Kafka brokers often own local log data, partition leadership, replicas, and recovery responsibilities. That means capacity changes can involve data movement and failure-domain decisions, not only instance provisioning.
Does Infrastructure as Code solve Kafka platform operations?
Infrastructure as Code helps standardize provisioning, access, topics, and configuration.

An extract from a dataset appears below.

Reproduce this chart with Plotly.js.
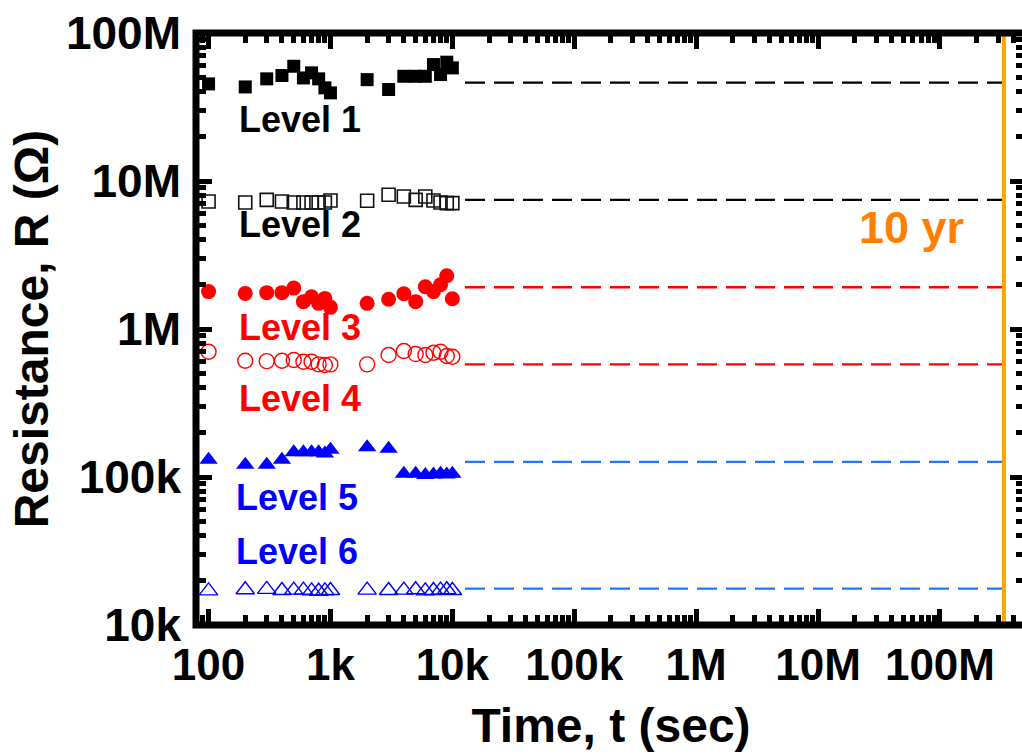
<!DOCTYPE html>
<html>
<head>
<meta charset="utf-8">
<script src="https://cdn.plot.ly/plotly-3.0.1.min.js"></script>
<style>
  html, body { margin: 0; padding: 0; background: #ffffff; overflow: hidden; }
  #chart { width: 1030px; height: 756px; }
</style>
</head>
<body>
<div id="chart"></div>
<script>
// ---- data ----
const timeSec = [100, 200, 300, 400, 500, 600, 700, 800, 900, 1000,
                 2000, 3000, 4000, 5000, 6000, 7000, 8000, 9000, 10000];

const level1 = [45.3e6, 43.2e6, 49.0e6, 51.6e6, 59.6e6, 49.7e6, 53.8e6, 49.0e6, 42.6e6, 39.4e6,
                48.4e6, 41.5e6, 51.0e6, 51.0e6, 51.0e6, 61.2e6, 52.4e6, 63.5e6, 58.1e6];
const level2 = [7.27e6, 7.16e6, 7.46e6, 7.27e6, 7.16e6, 7.16e6, 7.16e6, 7.16e6, 7.16e6, 7.38e6,
                7.35e6, 8.07e6, 7.86e6, 7.46e6, 7.86e6, 7.38e6, 7.16e6, 7.09e6, 7.09e6];
const level3 = [1.79e6, 1.74e6, 1.76e6, 1.76e6, 1.89e6, 1.53e6, 1.65e6, 1.49e6, 1.61e6, 1.40e6,
                1.49e6, 1.59e6, 1.73e6, 1.53e6, 1.93e6, 1.79e6, 1.99e6, 2.29e6, 1.60e6];
const level4 = [702e3, 610e3, 607e3, 610e3, 617e3, 601e3, 601e3, 577e3, 571e3, 577e3,
                577e3, 667e3, 710e3, 677e3, 667e3, 691e3, 702e3, 657e3, 649e3];
const level5 = [131e3, 121e3, 121e3, 131e3, 147e3, 147e3, 147e3, 147e3, 144e3, 153e3,
                159e3, 155e3, 105e3, 105e3, 103e3, 104e3, 105e3, 104e3, 105e3];
const level6 = [17.0e3, 17.3e3, 17.4e3, 17.1e3, 17.2e3, 17.2e3, 17.0e3, 16.9e3, 17.0e3, 17.1e3,
                17.2e3, 17.1e3, 17.2e3, 17.3e3, 17.0e3, 17.1e3, 17.2e3, 17.3e3, 17.1e3];

// extrapolated retention levels out to the 10-year mark
const extrapTimes = [1.27e4, 3.35e8];
const extrapLevels = [46.2e6, 7.46e6, 1.915e6, 577e3, 126.5e3, 17.6e3];

// 10-year marker (position)
const tenYears = 3.35e8;
const rangeR = [1e4, 1e8];

const levelNames = ['Level 1', 'Level 2', 'Level 3', 'Level 4', 'Level 5', 'Level 6'];

const xTickVals = [1e2, 1e3, 1e4, 1e5, 1e6, 1e7, 1e8];
const xTickText = ['100', '1k', '10k', '100k', '1M', '10M', '100M'];
const yTickVals = [1e4, 1e5, 1e6, 1e7, 1e8];
const yTickText = ['10k', '100k', '1M', '10M', '100M'];

// ---- styling ----
const FONT = 'Liberation Sans, Arial, Helvetica, sans-serif';
const BLUE = '#0000FF', RED = '#FF0000', BLACK = '#000000';
const DASHBLUE = '#1A75FF';
const ORANGE_LINE = '#FFA500', ORANGE_TEXT = '#FF8000';

function minorVals(lo, hi) {
  const v = [];
  for (let d = lo; d <= hi; d++) {
    for (let k = 2; k <= 9; k++) v.push(k * Math.pow(10, d));
  }
  return v;
}

const allLevels = [level1, level2, level3, level4, level5, level6];
const markerStyles = [
  {symbol: 'square', size: 13, color: BLACK, line: {width: 0}},
  {symbol: 'square-open', size: 13, color: '#111111', line: {width: 1.6}},
  {symbol: 'circle', size: 15, color: RED, line: {width: 0}},
  {symbol: 'circle-open', size: 15, color: RED, line: {width: 1.4}},
  {symbol: 'triangle-up', size: 16, color: BLUE, line: {width: 0}},
  {symbol: 'triangle-up-open', size: 16, color: BLUE, line: {width: 1.4}}
];
const dashColors = [BLACK, BLACK, RED, RED, DASHBLUE, DASHBLUE];

const traces = [];
extrapLevels.forEach((lv, i) => {
  traces.push({
    x: extrapTimes, y: [lv, lv], mode: 'lines', type: 'scatter',
    line: {color: dashColors[i], width: 2.3, dash: '20px,9px'},
    hoverinfo: 'skip', showlegend: false
  });
});
traces.push({
  x: [tenYears, tenYears], y: rangeR, mode: 'lines', type: 'scatter',
  line: {color: ORANGE_LINE, width: 4}, hoverinfo: 'skip', showlegend: false
});
allLevels.forEach((vals, i) => {
  traces.push({
    x: timeSec, y: vals, mode: 'markers', type: 'scatter', name: levelNames[i],
    marker: markerStyles[i], showlegend: false, cliponaxis: false
  });
});

const labelColors = [BLACK, BLACK, RED, RED, BLUE, BLUE];
const labelPos = [[0.1253, 0.854], [0.1253, 0.6765], [0.1253, 0.5017], [0.1253, 0.3818], [0.1213, 0.2154], [0.1213, 0.125]];
const annotations = levelNames.map((t, i) => ({
  text: t, xref: 'paper', yref: 'paper', x: labelPos[i][0], y: labelPos[i][1],
  xanchor: 'center', yanchor: 'middle', showarrow: false,
  font: {family: FONT, size: 36, color: labelColors[i], weight: 'bold'}
}));
annotations.push({
  text: '10 yr', xref: 'paper', yref: 'paper', x: 0.862, y: 0.672,
  xanchor: 'center', yanchor: 'middle', showarrow: false,
  font: {family: FONT, size: 45, color: ORANGE_TEXT, weight: 'bold'}
});

const layout = {
  width: 1030, height: 756,
  margin: {l: 196, r: 4, t: 33, b: 131},
  paper_bgcolor: '#ffffff', plot_bgcolor: '#ffffff',
  showlegend: false,
  xaxis: {
    type: 'log', range: [1.897, 8.706], showgrid: false, zeroline: false,
    showline: false, mirror: 'ticks',
    tickmode: 'array', tickvals: xTickVals, ticktext: xTickText,
    ticks: 'inside', ticklen: 16, tickwidth: 5, tickcolor: BLACK,
    minor: {tickmode: 'array', tickvals: minorVals(1, 8), ticks: 'inside', ticklen: 10, tickwidth: 5, tickcolor: BLACK, showgrid: false},
    ticklabelstandoff: 10,
    tickfont: {family: FONT, size: 44, color: BLACK, weight: 'bold'},
    title: {text: 'Time, t (sec)', font: {family: FONT, size: 48, color: BLACK, weight: 'bold'}, standoff: 20}
  },
  yaxis: {
    type: 'log', range: [4, 8], showgrid: false, zeroline: false,
    showline: false, mirror: 'ticks',
    tickmode: 'array', tickvals: yTickVals, ticktext: yTickText,
    ticks: 'inside', ticklen: 16, tickwidth: 5, tickcolor: BLACK,
    minor: {tickmode: 'array', tickvals: minorVals(3, 8), ticks: 'inside', ticklen: 10, tickwidth: 5, tickcolor: BLACK, showgrid: false},
    ticklabelstandoff: 14,
    tickfont: {family: FONT, size: 46, color: BLACK, weight: 'bold'},
    title: {text: 'Resistance, R (Ω)', font: {family: FONT, size: 48, color: BLACK, weight: 'bold'}, standoff: 2}
  },
  shapes: [{
    type: 'rect', xref: 'paper', yref: 'paper', x0: 0, x1: 1, y0: 0, y1: 1,
    line: {color: BLACK, width: 7}, fillcolor: 'rgba(0,0,0,0)', layer: 'above'
  }],
  annotations: annotations
};

Plotly.newPlot('chart', traces, layout, {staticPlot: true, displayModeBar: false});
</script>
</body>
</html>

It does not remove every operational constraint, especially when broker-local storage, partition reassignment, and recovery traffic remain part of routine operations.
When should a team evaluate shared-storage Kafka-compatible infrastructure?
Evaluate it when ROI is limited by overprovisioned brokers, long retention, slow scale-in, repeated rebalancing work, or recovery processes that depend on copying large amounts of data between brokers.
How should FinOps participate in Kafka automation planning?
FinOps should map Kafka cost to workload drivers: retained bytes, baseline and peak throughput, consumer fan-out, cross-zone traffic, and operational effort. That view makes savings attributable and prevents automation from being judged only by broker count.